The Romance of the Floating Palace
OPENING ON 3rd February, the V&A will re-imagine the golden age of ocean travel with a major new exhibition, Oceans Liners: Speed & Style. This is the first exhibition of its kind to explore the design and cultural impact of the ocean liner on an international scale. It will look at all aspects of ship design from ground-breaking engineering and fashionable interiors, to the lifestyle on board and their impact on art, architecture, design and film.

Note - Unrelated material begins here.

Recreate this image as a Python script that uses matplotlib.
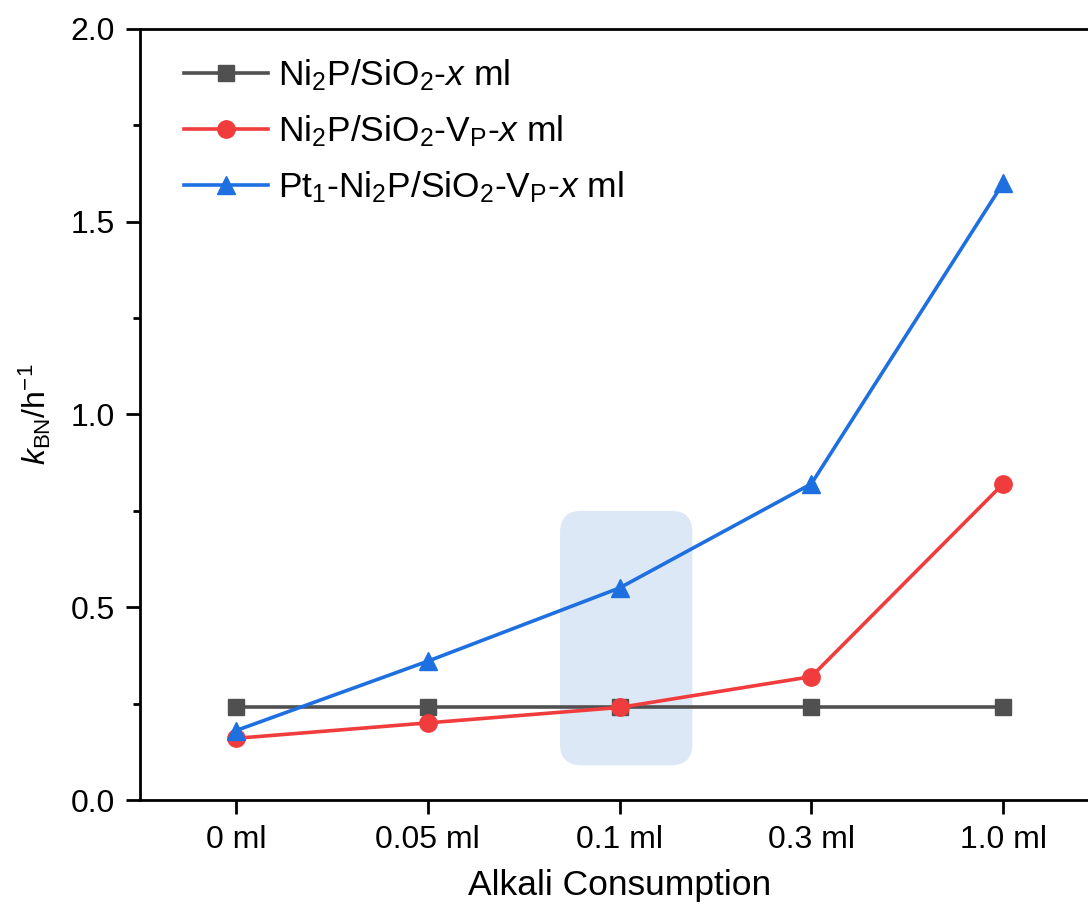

Beginning with Isambard Kingdom Brunel’s steamship, the Great Eastern of 1859, the exhibition will trace ocean liner design, from the Beaux-Arts interiors of Kronprinz Wilhelm, Titanic and her sister ship, Olympic, to the floating Art Deco palaces of the Queen Mary and Normandie, and the streamlined Modernism of the SS United States and QE2.
Revealing the hidden design stories of some of the world’s greatest ocean liners, the exhibition will showcase over 250 objects, including paintings, sculpture, and ship models, alongside objects from shipyards, wall panels, furniture, fashion, textiles, photographs, posters and film. It will display objects never-before-seen in Europe, and reunite objects not seen together since they were on-board these spectacular vessels.
Highlights include a precious Cartier tiara recovered from the sinking Lusitania in 1915, a panel fragment from the Titanic’s first-class lounge, a stunning lacquered wall from the Smoking Room of the French liner, Normandie, and Stanley Spencer’s painting ‘The Riveters’ from the 1941 series Shipbuilding on the Clyde. The exhibition will also feature works by Modernist artists, designers and architects inspired by liners – including Albert Gleizes, Charles Demuth, Eileen Gray and Le Corbusier – and reveal the largely forgotten history of leading artists and designers who contributed to their design, such as William De Morgan, Richard
Riemerschmid, Jean Dunand, Edward Bawden and Edward Ardizzone. In fashion, a Christian Dior suit worn by Marlene Dietrich as she arrived in New York aboard the Queen Mary in 1950 will be on display, alongside a striking Lucien Lelong couture gown worn for the maiden voyage of Normandie in 1935. The exhibition will also showcase one of the most important flapper dresses in the V&A’s collection – Jeanne Lanvin’s ‘Salambo’ dress – a version of which was displayed at the Exposition Internationale des Arts Décoratifs et Industriels Modernes in Paris in 1925.
The exhibition explores how spaces on board changed as the requirements of new markets shifted attitudes, as well as the democratisation of travel and development of leisure activities in the 20th century. It will also consider the shrewd promotional strategies used by shipping com-panies to reposition the on-board experience, as emigration gave way to aspirational travel. More recently the ocean liner has been appropriated into pop-culture, literature and films, including Ronald Neame’s dystopian The Poseidon Adventure (1972) and James Cameron’s Titanic (1997). This, and the phenomenon of the modern cruise liner will be explored, demonstrating how nostalgia for the great ‘ floating palaces’ of the past can still be felt today.
The exhibition, which runs from 3rd February until 10th June, is sponsored by Viking Cruises and Co-organised by the V&A in London and the Peabody Essex Museum in Salem, Massachusetts.